Sets, graphics and props were created at 3 Mills TV studios in East London, where Isle of Dogs was filmed. At its biggest, the art department was around 130 people with another 60 or 70 working out of Gent’s puppet workshop. As 3 Mills is a live action studio – it is used to film TV shows, ads and music videos and rehearse scenes from live productions – the team had to adapt the space to film in stop motion. “On one stage they would be shooting a TV show so there would be a full-sized set of human actors and the next stage over would be the animation stages for Isle of Dogs. We’d take curtains and subdivide that onestage into dozens of mini animation stages – all of which are working simultaneously,” explains Stockhausen. “When the film is finished shooting, it all gets taken apart and the machinery and whatnot gets sold off … so when the next stop-motion film goes into production they have to start from the ground up,” adds Harrod.
Isle of Dogs was storyboarded from beginning to end before filming began (this is rarely the case in a live action film). Stockhausen, Harrod and a team of concept illustrators then fleshed out sets according to Anderson’s animatic. “In the animatic it might just be a shape – a set of lines to suggest what the shape of the set is, so we know where the horizon line is and that there are going to be two shapes either side of it – but the animatic isn’t really clear on what those shapes are, so our process as production designers is to decide that,” says Harrod. “Because of the precision of trying to integrate everything with puppets that were being designed concurrently, we had to draft everything out, so everything had to be drawn up as an architectural draft that the set-builders would then construct.”

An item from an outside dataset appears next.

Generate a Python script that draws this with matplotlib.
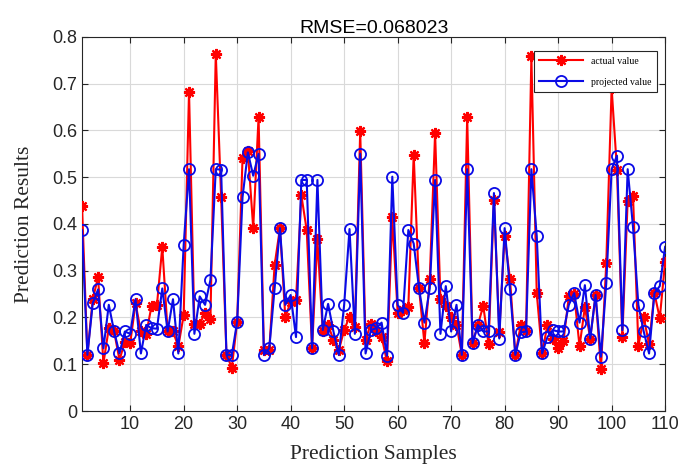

Every object in the film was handcrafted – from the name tags worn by dogs to the clothes worn by humans – meaning the art department had to create thousands of different objects. “That’s the thing to remember about stop-motion puppetry – there are no readymades,” explains Harrod. “Every film works within its own scale so there isn’t stuff that was made for a previous film that can be handed down. So every single item has to be designed, whether it’s a tie pin that’s going to be 3mm wide … all of those things have to be designed and built and a lot of the time, built in three different scales.”
Another brilliant touch is the use of animation in place of news broadcasts and public service announcements. French animator Gwenn Germain created dozens of handmade scenes in a style reminiscent of animation house Studio Ghibli. “Gwenn had impressed us with some animated work that he had done entirely on his own that was pretty epic and it was reminiscent of some of [Studio Ghibli co-founder Hiyao Miyazaki’s] work, but was its own thing as well. It was kind of a fusion between Japanese anime and French illustration,” says Harrod.
Graphics were designed by Annie Atkins, who also worked on The Grand Budapest Hotel, and London-based designer Erica Dorn. The pair were responsible for creating posters, signage and government decrees as well as newspapers.
These graphic elements add another handmade touch to the film. Stockhausen likens it to the book covers in Moonrise Kingdom or the paintings and printed props in Grand Budapest: “It feels like something [Anderson] does a lot in his films … there’s very often these artists brought in to add these special touches,” he says.
Whether or not you’re a fan of Anderson’s distinct style of filmmaking, it’s almost impossible not to be impressed by the craft and attention to detail in Isle of Dogs. It’s a hugely ambitious stop-motion production – one that has all the slickness of a big budget feature film without the artifice. Like The Grand Budapest Hotel and Fantastic Mr Fox, it’s the product of a director with a clear vision for how each scene should look and feel and a talented team of creatives working behind the scenes to bring those ideas to life (and add some of their own along the way).
“Wes has this incredibly intricate style and this incredible attention to detail and I think he draws people to him who are excited by that,” says Stockhausen. “I keep picturing Andy Gent’s workshop and all the incredible craftspeople working on all of those ball and socket joints and the armatures for all of the puppets and it’s an army of people, but all of them have this love for hand-making these things. Movie after movie, those teams assemble and it’s just incredibly fun to be part of.”
“There’s only one person who knows how to make a Wes Anderson film,” adds Harrod. “We all have experience – I’ve worked in stop-motion animation for three decades – and sometimes one can get a little set in one’s ways about how this is done. The great thing with Wes is that he’s constantly challenging you. You say, ‘well the logical way of doing this is ABC’ and Wes will say, ‘yes but why? Why would you have to do it that way? What if we were to do it this way?’
“There might be a lot of harumphing and people saying ‘but we’ve never done it that way before’ but you have to keep in mind that Wes has an incredible love for this particular art form,” Harrod continues.
Wes has this incredibly intricate style and this incredible attention to detail and I think he draws people to him who are excited by that
“He wants to bring something genuinely new to it and I think he really has with this film and with Fantastic Mr Fox. He has taken an art form that I have been in love with since I was a small child and kind of turned it on its ear and created something that is truly, truly unique to the medium and to me that’s what’s really exciting about being involved in this film. I was constantly challenged to think in a completely different way. People might think looking at Wes’s films ‘oh there’s a formula here’ but there’s not. It is a complete reinvention every time. He never lets us just rest on what we’ve done in the past and that’s really exciting.”